Podemos humanizar a questão com o caso de Anny Fischer que com cinco anos e portadora de uma doença chamada CDKL5 (desordem genética rara que atinge apenas centenas de crianças no mundo e cuja principal característica é o aparecimento de fortes convulsões desde os primeiros meses de vida) sofria com 30 a 80 convulsões por semana. A pequena Anny chegou a tomar oito anticonvulsivantes ao mesmo tempo. A maioria das crianças que tem a doença não consegue andar, falar ou sequer se alimentar.

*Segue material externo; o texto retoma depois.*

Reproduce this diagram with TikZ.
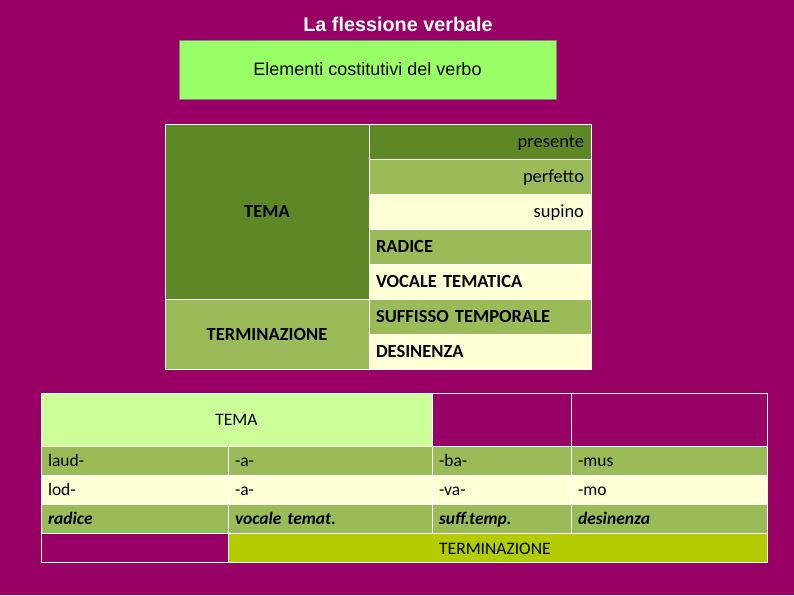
\documentclass[tikz,border=0pt]{standalone}
\usepackage{fontspec}
\setmainfont{Carlito}
\newfontfamily\arialfont{Liberation Sans}
\usetikzlibrary{positioning}

\definecolor{plum}{HTML}{990066}
\definecolor{limebox}{HTML}{99FF66}
\definecolor{olivedark}{HTML}{5E8726}
\definecolor{olivelight}{HTML}{9BBB59}
\definecolor{creamrow}{HTML}{FFFFD5}
\definecolor{palegreen}{HTML}{CCFF99}
\definecolor{termgreen}{HTML}{B3CC00}

\begin{document}
\begin{tikzpicture}[x=1pt, y=-1pt, node distance=0pt,
    cell/.style={draw=white, line width=0.8pt, outer sep=0pt, inner xsep=7pt, inner ysep=0pt,
        text height=14pt, text depth=2pt},
    midcell/.style={cell, minimum height=35pt, text width=208pt, font=\fontsize{18.5}{21}\selectfont},
    botcell/.style={cell, minimum height=29pt, font=\fontsize{17.5}{20}\selectfont, align=left}]
    \fill[plum] (0,0) rectangle (794,595);
    \useasboundingbox (0,0) rectangle (794,595);

    % Title
    \node[text=white, font=\arialfont\bfseries\fontsize{19.8}{23}\selectfont] (title) at (398,24) {La flessione verbale};
    \node[draw=gray, fill=limebox, minimum width=377pt, minimum height=59pt,
        font=\arialfont\fontsize{18}{21}\selectfont] (elementi) at (367.5,69.5) {Elementi costitutivi del verbo};

    % Middle table
    \node[cell, fill=olivedark, minimum width=204pt, minimum height=175pt, anchor=north west,
        font=\fontsize{18.5}{21}\selectfont\bfseries] (tema) at (165,124) {TEMA};
    \node[cell, fill=olivelight, minimum width=204pt, minimum height=70pt, below=of tema,
        font=\fontsize{18.5}{21}\selectfont\bfseries] (termin) {TERMINAZIONE};
    \node[midcell, fill=olivedark, align=right, anchor=north west] (presente) at (tema.north east) {presente};
    \node[midcell, fill=olivelight, align=right, below=of presente] (perfetto) {perfetto};
    \node[midcell, fill=creamrow, align=right, below=of perfetto] (supino) {supino};
    \node[midcell, fill=olivelight, align=left, below=of supino] (radice) {\bfseries RADICE};
    \node[midcell, fill=creamrow, align=left, below=of radice] (vocale) {\bfseries VOCALE TEMATICA};
    \node[midcell, fill=olivelight, align=left, below=of vocale] (suffisso) {\bfseries SUFFISSO TEMPORALE};
    \node[midcell, fill=creamrow, align=left, below=of suffisso] (desinenza) {\bfseries DESINENZA};

    % Bottom table, head row
    \node[botcell, fill=palegreen, minimum width=391pt, minimum height=53pt, anchor=north west,
        align=center] (temab) at (41,393) {TEMA};
    \node[botcell, minimum width=139pt, minimum height=53pt, right=of temab] (blanka) {};
    \node[botcell, minimum width=196pt, minimum height=53pt, right=of blanka] (blankb) {};

    % laud-
    \node[botcell, fill=olivelight, text width=173pt, anchor=north west] (laud) at (temab.south west) {laud-};
    \node[botcell, fill=olivelight, text width=190pt, right=of laud] (lauda) {-a-};
    \node[botcell, fill=olivelight, text width=125pt, right=of lauda] (laudba) {-ba-};
    \node[botcell, fill=olivelight, text width=182pt, right=of laudba] (laudmus) {-mus};

    % lod-
    \node[botcell, fill=creamrow, text width=173pt, below=of laud] (lod) {lod-};
    \node[botcell, fill=creamrow, text width=190pt, right=of lod] (loda) {-a-};
    \node[botcell, fill=creamrow, text width=125pt, right=of loda] (lodva) {-va-};
    \node[botcell, fill=creamrow, text width=182pt, right=of lodva] (lodmo) {-mo};

    % parts
    \node[botcell, fill=olivelight, text width=173pt, below=of lod] (radb) {\bfseries\itshape radice};
    \node[botcell, fill=olivelight, text width=190pt, right=of radb] (vocb) {\bfseries\itshape vocale temat.};
    \node[botcell, fill=olivelight, text width=125pt, right=of vocb] (suffb) {\bfseries\itshape suff.temp.};
    \node[botcell, fill=olivelight, text width=182pt, right=of suffb] (desb) {\bfseries\itshape desinenza};

    % Terminazione row
    \node[botcell, minimum width=187pt, below=of radb] (emptyb) {};
    \node[botcell, fill=termgreen, minimum width=539pt, right=of emptyb] (terminb) {};
    \node[anchor=west, inner sep=0pt, xshift=7pt, font=\fontsize{17.5}{20}\selectfont] (termlabel)
        at ([yshift=-1pt]suffb.south west |- terminb) {TERMINAZIONE};
\end{tikzpicture}
\end{document}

O canabidiol (CBD) mudou a vida de Anny e de seus pais, Katiele e Norberto, segundo o psiquiatra e neurocientista José Alexandre Crippa (pesquisador da USP-Ribeirão Preto), importante pesquisador do tema e que acompanhou o caso da menina, essa substância possui diversas propriedades benéficas comprovadas no tratamento de esquizofrenia, Parkinson, fobia social, transtorno do sono, diabetes tipo 2 e mesmo na cura da dependência de drogas.
Em alguns casos, o CBD tem os mesmos efeitos que medicamentos controlados, mas com a vantagem de não causar sedação nem vício. “Os efeitos nocivos do CBD são poucos e raramente descritos. Isso abre um leque gigantesco para o uso clínico.”, expõe Crippa. Voltando ao aspecto jurídico tratamos agora dos pedidos para obter-se a canna-bis para fins medicinais, sendo que em primeiro lugar devemos explanar a Solicitação Administrativa, a qual deve ser feita via formulário eletrônico junto ao site da Anvisa, com juntada da prescrição médica contendo o nome comercial do remédio a ser importado; tal pedido é analisado em até dez dias. Porém o custo dos remédios à base de cannabis para importação é caríssimo e a maioria das famílias não tem como arcar, sendo que procuram advogados para requer via processo judicial que a União pague o medicamento; o plano de saúde também pode ser demandado em ações desta natureza e o profissional do direito deve explanar ao cliente a gama de documentos a serem apresentados em Juízo.
Por fim existe a possibilidade de Habeas Corpus Preventivos para que pais e pacientes possam cultivar a planta em casa para poderem extrair o óleo e medicarem seus filhos ou medicarem-se, tudo conforme as especificações dos profissionais de saúde que os acompanham. Para que o advogado realize o pedido do Habeas Corpus exige-se a prescrição médica com o CID da doença e dados do médico, o laudo médico relatando todo o histórico da doença e o quadro clínico com todos os tratamentos já tentados e seus efeitos colaterais, e principalmente o relato do médico de inexistência de outro medicamento compatível que gere os mesmos efeitos dos derivados da cannabis. Atualmente já existem quase 100 habeas corpus preventivos para plantio de cannabis com fins medicinais vigentes no território nacional. O assunto atualmente continua em debate na Anvisa, no Congresso Nacional e no Supremo e se espera que em breve tenhamos mais novidades sobre o tema, o qual é polêmico, mas tem um universo de questões e particularidades e envolve a saúde de milhares de pessoas que estão sendo beneficiadas, conforme tantos relatos médicos e pesquisas acadêmicas de sucesso.